Legitimasi etis (filosofis) adalah penyempurna akhir dari kemauan dan kemampuan berkuasa. Sebanyak apapun  penguasa memiliki legitimasi sebagai background kekuasaanya, legitimasi akhir dan terus terus kontinu adalah legitimasi etis-nya. Tanpa legitimasi etis kontinu yang berpihak pada kepentingan kemanusiaan, maka suatu kekuasaan pemerintahan hanya tinggal menunggu waktu untuk dijatuhkan. Dijatuhkan dengan cara ’pembrontakan sosial’ atau demonstrasi people power, revolusi atau reformasi (evolusi), maupun penggantian lewart mekanisme konstitusional;yang jelas pasti ada gerakan reformasi untuk mendudukkan kekuasaan pada proporsi pertanggungjawaban politik-nya yang konkrit dan etis.
Dari berbagai legitimasi-legitimasi yang telah disebutkan diatas maka seharusnya disadari bahwa suatu pemerintahan harus berdiri tegak di atas legitimasi yang kokoh (penuh), yakni legitimasi teologis, sosiologis, yuridis  dan yang lebih dalam lagi yakni: legitim (absah) secara etis-filosofis.
Namun hal yang perlu ditegaskan disini ialah, legitimasi politik tidak selalu sama dengan legitimasi moral (etis-filosofis). Legitimasi politik dapat dipahami sebagai legitimasi sosiologis yang telah mengalami proses transformasi politis, sedangkan legitimasi moral (etis) lebih mempersoalkan keabsahan wewenang kekuasaan politik dari segi norma-norma moral , bukan dari segi kekuatan politik riil yang ada dalam masyarakat, bukan pula atas dasar ketentuan  legalitas ( legalitas ) tertentu. Dengan demikian ”tidak seluruh legitimasi politik langsung dapat dikatakan ber-legitikasi etis” .

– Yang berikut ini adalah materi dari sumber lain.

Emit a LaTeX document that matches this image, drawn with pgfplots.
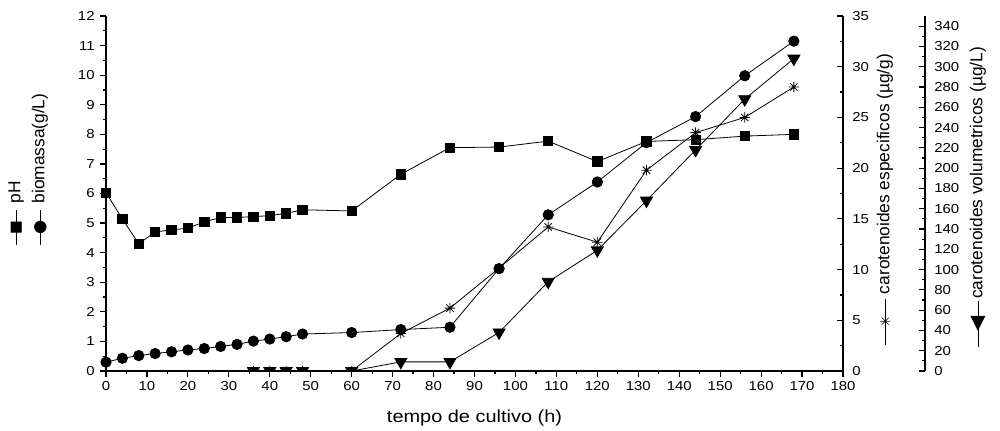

Selain karena legitimasi etis, suatu negara dapat pula mengalami krisis bila sesorang atau lembaga yang memiliki legitimasi tersebut tidak memiliki kecakapan untuk mengelolan negara secara keseluruhan. Maka untuk mengelola suatu negara dibutuhkan suatu management skill yang tinggi serta diikuti oleh  capability dan capacity untuk membantu mengimplementasikan program yang langsung menyentuh rakyat, rakyat sebgai pemegang legitimasi tertinggi. Keamanan dan kesejahteraan rakyat adalah ukuran utama dalam menilai kemampuan legitimasi kapabilitas pemerintahan negara.
Maka dapat kita tarik kesimpulan bahwa kekuasaan yang legitimated (absah) tidak  selalu berbanding lurus dengan kecakapannya. Bahwa pemerintahan yang legitim  (sah) tidak selalu cakap dalam mengelola neagara.